世界のいたるところできな臭い戦火が絶えないが、すでに滅びてしまった戦闘は、映画で観ても生々しさがないので、安心して堪能できるのがいいのかもしれない。カリブの海賊や古代ギリシャの戦士や中世の騎士などがこれに当たる。現代の戦闘シーンでは、こうはいかないだろう。
カリブの海賊が主人公となっているので、昔読んだ(したがって内容はほとんど忘れた)『イギリス海賊史』(チャールズ・ジョンソン著、朝比奈一郎訳、リブロポート社刊)という本を思い出した(上下二分冊で計800頁余りになる大著だが、今手に入るだろうか。当時は一冊1800円ほどだった)。この本は、1724年初版で、十八世紀初頭の、主として西インド諸島とマダガスカル島を中心に海賊行為をしていた兵達の列伝である。著者の正体も詳らかでなく、自身海賊であったともいう。またあの『ロビンソン・クルーソー』の著者であるダニエル・デフォーではないかという説もあるそうだ。
この本によれば当初西インド諸島は、海賊たちが我が物顔に略奪をしていた海域であったという。その理由として、この海域には船の修理などをする港に恵まれた無人島などが無数にあり、フランス、スペイン、オランダ、イギリスなどの貿易航路として多数の物資が交易されていたこと、そして軍艦からの追跡を逃れるのに恰好の地理的条件であったことを著者は挙げている。それに次のような政治的状況もあったようだ。
ユトレヒト講和条約(1713)以降の海賊の興隆、少なくとも彼らの甚だしい増大は、西インド諸島のスペイン植民地のせいだと言ってよい。これら植民地の総督たちは本国で零落した廷臣で、身代をたてなおすかひと財産をつくるためにこの地に送られてきた連中であることが多く、儲かることならどんなことでも奨励するのである。彼らは、密貿易の取り締まりを口実にして多くの船に私掠船の許可を与え、植民地沿岸から五リーグ以内に立ち入った船はすべて拿捕するように命じている。

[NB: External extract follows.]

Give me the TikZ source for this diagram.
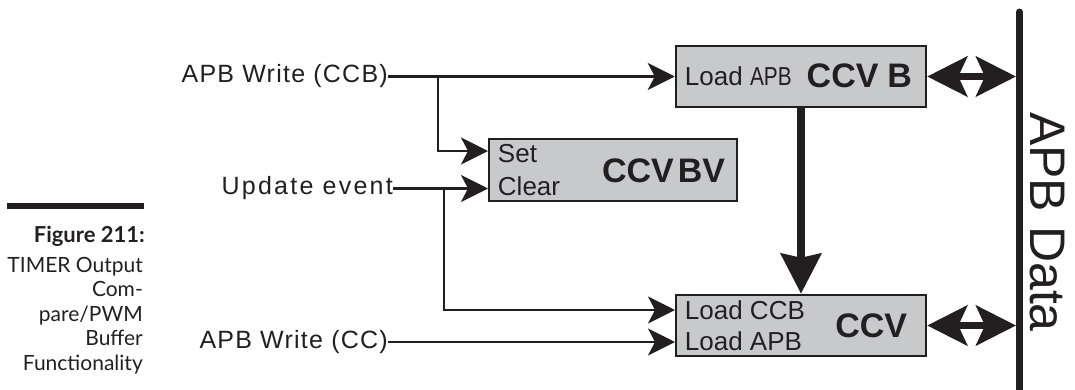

映画に描かれた姿を見ると、一見無法者たちの集団のように思えてしまうが、実際はそれぞれの国家を後ろ盾に掠奪をしていた非公式な軍隊組織のようなものだったのだろう。映画でも随所にパーレイ(交渉)やネゴシエイトという言葉が使われており、海賊稼業もかなり計算高い経済行為であったのではなかろうか。戦争にはいつも損得勘定がしっかり働いていており、どの時代も例外はなかったのだと考えていると、鑑賞後の気楽さもやや醒めてしまった。